## BEGIN

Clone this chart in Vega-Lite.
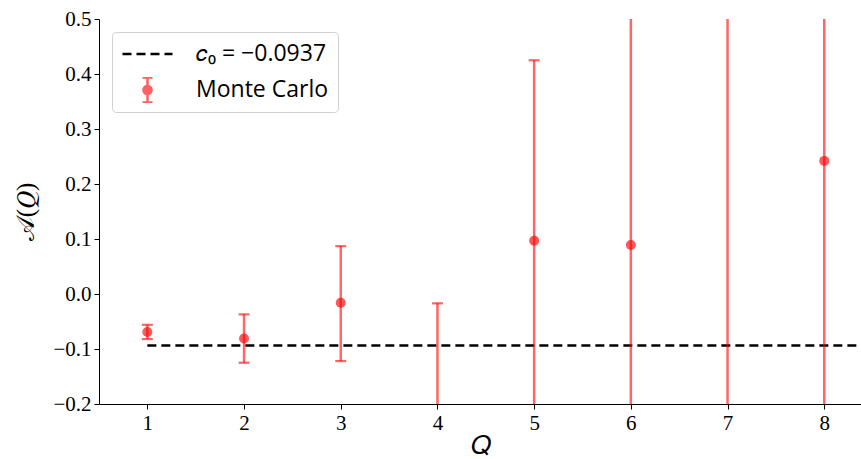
{
  "$schema": "https://vega.github.io/schema/vega-lite/v6.json",
  "width": 762,
  "height": 385,
  "autosize": "none",
  "padding": {"left": 99, "top": 19, "right": 0, "bottom": 55},
  "background": "white",
  "config": {
    "view": {"stroke": null},
    "axis": {
      "grid": false,
      "domainColor": "#000000",
      "domainWidth": 1,
      "tickColor": "#000000",
      "tickSize": 5,
      "tickWidth": 1,
      "labelFont": "Liberation Serif",
      "labelFontSize": 21,
      "labelColor": "#000000",
      "titleFont": "Liberation Serif",
      "titleFontSize": 26,
      "titleFontWeight": "normal",
      "titleColor": "#000000"
    }
  },
  "datasets": {
    "mc": [
      {"Q": 1, "A": -0.069, "lo": -0.082, "hi": -0.056, "series": "Monte Carlo"},
      {"Q": 2, "A": -0.081, "lo": -0.125, "hi": -0.037, "series": "Monte Carlo"},
      {"Q": 3, "A": -0.016, "lo": -0.122, "hi": 0.087, "series": "Monte Carlo"},
      {"Q": 4, "A": -0.25, "lo": -0.483, "hi": -0.017, "series": "Monte Carlo"},
      {"Q": 5, "A": 0.097, "lo": -0.231, "hi": 0.425, "series": "Monte Carlo"},
      {"Q": 6, "A": 0.089, "lo": -0.65, "hi": 0.83, "series": "Monte Carlo"},
      {"Q": 7, "A": 0.6, "lo": -0.4, "hi": 1.6, "series": "Monte Carlo"},
      {"Q": 8, "A": 0.242, "lo": -0.6, "hi": 1.08, "series": "Monte Carlo"}
    ],
    "ref": [{"Q": 1, "Q2": 9, "A": -0.0937, "series": "𝑐₀ = −0.0937"}]
  },
  "layer": [
    {
      "mark": {"type": "rule", "color": "#000000", "strokeWidth": 1},
      "encoding": {"y": {"datum": 0.5, "type": "quantitative"}}
    },
    {
      "data": {"name": "ref"},
      "mark": {"type": "rule", "color": "#000000", "strokeWidth": 2.5, "strokeDash": [9, 5], "clip": true},
      "encoding": {
        "x": {"field": "Q", "type": "quantitative", "scale": {"domain": [0.5, 8.38], "nice": false, "zero": false},
              "axis": {"values": [1, 2, 3, 4, 5, 6, 7, 8], "format": "d", "title": "𝑄", "labelPadding": 3, "titlePadding": -1}},
        "x2": {"field": "Q2"},
        "y": {"field": "A", "type": "quantitative", "scale": {"domain": [-0.2, 0.5], "nice": false, "zero": false},
              "axis": {"values": [-0.2, -0.1, 0, 0.1, 0.2, 0.3, 0.4, 0.5], "format": ".1f", "title": "𝒜(𝑄)", "titleFontSize": 25, "labelPadding": 3, "titlePadding": 14}}
      }
    },
    {
      "data": {"name": "mc"},
      "mark": {"type": "rule", "color": "#ff0000", "opacity": 0.6, "strokeWidth": 2.5, "clip": true},
      "encoding": {
        "x": {"field": "Q", "type": "quantitative"},
        "y": {"field": "lo", "type": "quantitative"},
        "y2": {"field": "hi"}
      }
    },
    {
      "data": {"name": "mc"},
      "mark": {"type": "tick", "orient": "horizontal", "color": "#ff0000", "opacity": 0.6, "size": 11, "thickness": 2.2, "clip": true},
      "encoding": {
        "x": {"field": "Q", "type": "quantitative"},
        "y": {"field": "hi", "type": "quantitative"}
      }
    },
    {
      "data": {"name": "mc"},
      "mark": {"type": "tick", "orient": "horizontal", "color": "#ff0000", "opacity": 0.6, "size": 11, "thickness": 2.2, "clip": true},
      "encoding": {
        "x": {"field": "Q", "type": "quantitative"},
        "y": {"field": "lo", "type": "quantitative"}
      }
    },
    {
      "data": {"name": "mc"},
      "mark": {"type": "point", "shape": "circle", "filled": true, "color": "#ff0000", "opacity": 0.65, "size": 100, "clip": true},
      "encoding": {
        "x": {"field": "Q", "type": "quantitative"},
        "y": {"field": "A", "type": "quantitative"}
      }
    },
    {
      "data": {"name": "ref"},
      "mark": {"type": "point", "filled": false, "opacity": 0, "strokeWidth": 2.5, "clip": true},
      "encoding": {
        "x": {"field": "Q", "type": "quantitative"},
        "y": {"field": "A", "type": "quantitative"},
        "color": {
          "field": "series", "type": "nominal",
          "scale": {"domain": ["𝑐₀ = −0.0937", "Monte Carlo"], "range": ["#000000", "#ff6060"]},
          "legend": {
            "title": null,
            "orient": "top-left",
            "offset": 13,
            "padding": 9,
            "symbolSize": 2500,
            "symbolOpacity": 1,
            "symbolStrokeWidth": 2.5,
            "clipHeight": 26,
            "rowPadding": 10,
            "labelOffset": 22,
            "labelFontSize": 23,
            "labelFont": "Open Sans",
            "labelColor": "#000000",
            "labelLimit": 400,
            "strokeColor": "#d0d0d0",
            "fillColor": "#ffffff",
            "cornerRadius": 4
          }
        },
        "shape": {
          "field": "series", "type": "nominal",
          "scale": {"domain": ["𝑐₀ = −0.0937", "Monte Carlo"],
                    "range": ["M-1,0H1", "M-0.2,-0.5H0.2M0,-0.5V0.5M-0.2,0.5H0.2M0.16,0A0.16,0.16,0,1,1,-0.16,0A0.16,0.16,0,1,1,0.16,0M0.1,0A0.1,0.1,0,1,1,-0.1,0A0.1,0.1,0,1,1,0.1,0M0.04,0A0.04,0.04,0,1,1,-0.04,0A0.04,0.04,0,1,1,0.04,0"]},
          "legend": {"title": null}
        },
        "strokeDash": {
          "field": "series", "type": "nominal",
          "scale": {"domain": ["𝑐₀ = −0.0937", "Monte Carlo"], "range": [[9, 5], [1, 0]]},
          "legend": {"title": null}
        }
      }
    }
  ]
}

## END

[Prompt] Transcribe the listing above verbatim. Omit the pictures.

[Task answer]
Clone this chart in Vega-Lite.
{
  "$schema": "https://vega.github.io/schema/vega-lite/v6.json",
  "width": 762,
  "height": 385,
  "autosize": "none",
  "padding": {"left": 99, "top": 19, "right": 0, "bottom": 55},
  "background": "white",
  "config": {
    "view": {"stroke": null},
    "axis": {
      "grid": false,
      "domainColor": "#000000",
      "domainWidth": 1,
      "tickColor": "#000000",
      "tickSize": 5,
      "tickWidth": 1,
      "labelFont": "Liberation Serif",
      "labelFontSize": 21,
      "labelColor": "#000000",
      "titleFont": "Liberation Serif",
      "titleFontSize": 26,
      "titleFontWeight": "normal",
      "titleColor": "#000000"
    }
  },
  "datasets": {
    "mc": [
      {"Q": 1, "A": -0.069, "lo": -0.082, "hi": -0.056, "series": "Monte Carlo"},
      {"Q": 2, "A": -0.081, "lo": -0.125, "hi": -0.037, "series": "Monte Carlo"},
      {"Q": 3, "A": -0.016, "lo": -0.122, "hi": 0.087, "series": "Monte Carlo"},
      {"Q": 4, "A": -0.25, "lo": -0.483, "hi": -0.017, "series": "Monte Carlo"},
      {"Q": 5, "A": 0.097, "lo": -0.231, "hi": 0.425, "series": "Monte Carlo"},
      {"Q": 6, "A": 0.089, "lo": -0.65, "hi": 0.83, "series": "Monte Carlo"},
      {"Q": 7, "A": 0.6, "lo": -0.4, "hi": 1.6, "series": "Monte Carlo"},
      {"Q": 8, "A": 0.242, "lo": -0.6, "hi": 1.08, "series": "Monte Carlo"}
    ],
    "ref": [{"Q": 1, "Q2": 9, "A": -0.0937, "series": "𝑐₀ = −0.0937"}]
  },
  "layer": [
    {
      "mark": {"type": "rule", "color": "#000000", "strokeWidth": 1},
      "encoding": {"y": {"datum": 0.5, "type": "quantitative"}}
    },
    {
      "data": {"name": "ref"},
      "mark": {"type": "rule", "color": "#000000", "strokeWidth": 2.5, "strokeDash": [9, 5], "clip": true},
      "encoding": {
        "x": {"field": "Q", "type": "quantitative", "scale": {"domain": [0.5, 8.38], "nice": false, "zero": false},
              "axis": {"values": [1, 2, 3, 4, 5, 6, 7, 8], "format": "d", "title": "𝑄", "labelPadding": 3, "titlePadding": -1}},
        "x2": {"field": "Q2"},
        "y": {"field": "A", "type": "quantitative", "scale": {"domain": [-0.2, 0.5], "nice": false, "zero": false},
              "axis": {"values": [-0.2, -0.1, 0, 0.1, 0.2, 0.3, 0.4, 0.5], "format": ".1f", "title": "𝒜(𝑄)", "titleFontSize": 25, "labelPadding": 3, "titlePadding": 14}}
      }
    },
    {
      "data": {"name": "mc"},
      "mark": {"type": "rule", "color": "#ff0000", "opacity": 0.6, "strokeWidth": 2.5, "clip": true},
      "encoding": {
        "x": {"field": "Q", "type": "quantitative"},
        "y": {"field": "lo", "type": "quantitative"},
        "y2": {"field": "hi"}
      }
    },
    {
      "data": {"name": "mc"},
      "mark": {"type": "tick", "orient": "horizontal", "color": "#ff0000", "opacity": 0.6, "size": 11, "thickness": 2.2, "clip": true},
      "encoding": {
        "x": {"field": "Q", "type": "quantitative"},
        "y": {"field": "hi", "type": "quantitative"}
      }
    },
    {
      "data": {"name": "mc"},
      "mark": {"type": "tick", "orient": "horizontal", "color": "#ff0000", "opacity": 0.6, "size": 11, "thickness": 2.2, "clip": true},
      "encoding": {
        "x": {"field": "Q", "type": "quantitative"},
        "y": {"field": "lo", "type": "quantitative"}
      }
    },
    {
      "data": {"name": "mc"},
      "mark": {"type": "point", "shape": "circle", "filled": true, "color": "#ff0000", "opacity": 0.65, "size": 100, "clip": true},
      "encoding": {
        "x": {"field": "Q", "type": "quantitative"},
        "y": {"field": "A", "type": "quantitative"}
      }
    },
    {
      "data": {"name": "ref"},
      "mark": {"type": "point", "filled": false, "opacity": 0, "strokeWidth": 2.5, "clip": true},
      "encoding": {
        "x": {"field": "Q", "type": "quantitative"},
        "y": {"field": "A", "type": "quantitative"},
        "color": {
          "field": "series", "type": "nominal",
          "scale": {"domain": ["𝑐₀ = −0.0937", "Monte Carlo"], "range": ["#000000", "#ff6060"]},
          "legend": {
            "title": null,
            "orient": "top-left",
            "offset": 13,
            "padding": 9,
            "symbolSize": 2500,
            "symbolOpacity": 1,
            "symbolStrokeWidth": 2.5,
            "clipHeight": 26,
            "rowPadding": 10,
            "labelOffset": 22,
            "labelFontSize": 23,
            "labelFont": "Open Sans",
            "labelColor": "#000000",
            "labelLimit": 400,
            "strokeColor": "#d0d0d0",
            "fillColor": "#ffffff",
            "cornerRadius": 4
          }
        },
        "shape": {
          "field": "series", "type": "nominal",
          "scale": {"domain": ["𝑐₀ = −0.0937", "Monte Carlo"],
                    "range": ["M-1,0H1", "M-0.2,-0.5H0.2M0,-0.5V0.5M-0.2,0.5H0.2M0.16,0A0.16,0.16,0,1,1,-0.16,0A0.16,0.16,0,1,1,0.16,0M0.1,0A0.1,0.1,0,1,1,-0.1,0A0.1,0.1,0,1,1,0.1,0M0.04,0A0.04,0.04,0,1,1,-0.04,0A0.04,0.04,0,1,1,0.04,0"]},
          "legend": {"title": null}
        },
        "strokeDash": {
          "field": "series", "type": "nominal",
          "scale": {"domain": ["𝑐₀ = −0.0937", "Monte Carlo"], "range": [[9, 5], [1, 0]]},
          "legend": {"title": null}
        }
      }
    }
  ]
}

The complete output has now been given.